Winfield was smart…he pulled a Lady…he knew what side of the bread to butter as the old saying goes. Hubby says Winfield was always smitten with me…I don’t know about that, but he set about winning me over. He would bring me things…fabric, a fireplace glove (that was as big as he was, and he carried it up a flight of stairs), and my Boyd’s Bears…sigh. He knows his place…like we don’t get up on top of the refrigerator, do we…unlike Kramer and he learns quickly. Now, Winfield purrs…a deep happy, earthy, content purr. And yes, he is cuddly and affectionate. Hubby says I’ve taught Winfield to do something he’s never seen a cat do, and that is eat out of my hand…I just thought that was normal…dogs do it.
One thing really sealed Winfield’s fate and place in the family. A few months ago we inherited a little Miniature Schnauzer puppy…can we say boundless energy, smart, affectionate, stubborn, playful, little clowns? Not creatures welcomed into a cat’s world with open paws. I think I might have determined Watson…our little tyke…was the alpha of his litter. Well, even more angst for two ol’ territorial, set-in-their-way cats. There was much weeping and gnashing of teeth…and paws…and claws.
But, I began to notice a little pattern developing. Kramer was going to have nothing to do with this new creature, no way, no how.
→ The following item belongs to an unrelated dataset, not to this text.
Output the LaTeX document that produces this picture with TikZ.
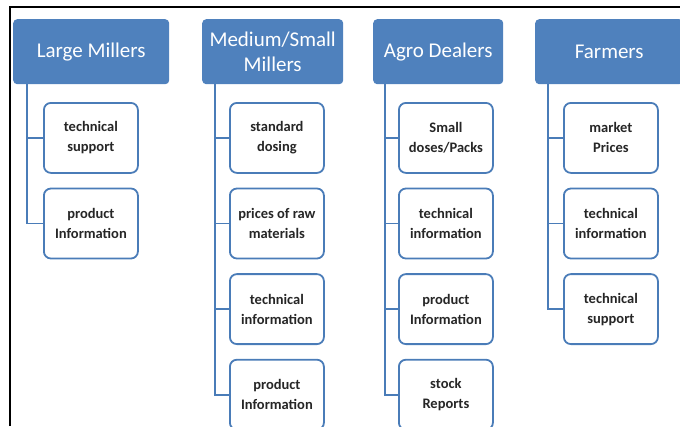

He vanished into the walls. Winfield was different. If the paths of the three happened to cross and Winfield felt Watson was bullying Kramer (hard to do since both the cats are twice the size of Watson), Winfield would charge Watson and beat the snot out of him. Kramer would scoot away and watch the fray from afar. If Winfield was the one getting the perceived pummeling once again, Kramer watched from afar, never lifting a finger, hum paw, to help out his life long buddy. Well, I’m really BIG on and admire loyalty…score a big one for Winfield. Then after about two or three weeks, Winfield began to show back up in the room at the same time as Watson…all be it perched warily in the edge of something . But, he made his little point…this was HIS family and he was going to be part of it. Hubby has always said Winfield picked me to be his person, and I guess that proved it. Score another for Winfield. I admire tenacity in the appropriate situations also. Winfield was set.
So, in all seriousness we knew some changes had to be made. Kramer didn’t fit in, plus he beat up and bullied Winfield. His fur was killing my allergies and harming my health and the circle just didn’t fit Kramer any more…never really did. He needed to be in a family that could adore him and him only, he needed to be an only cat…and so did Winfield…and Watson needed more stability. We found a fantastic home for Big Orange and get periodic updates and he is as happy as a Cheshire cat.
As I write and look around me, I have my laptop in my lap and Watson and Winfield are curled up on the bed…and they have come to an unsteady peace, one only cats and dogs could broker. So, we have our little two member menagerie…Watson and Winfield…and they are content, happy, healthy and thriving. They add cuddles and smiles and nudges and purrs and warm hearts to our lives, and that, my friend, is all about dogs and cats.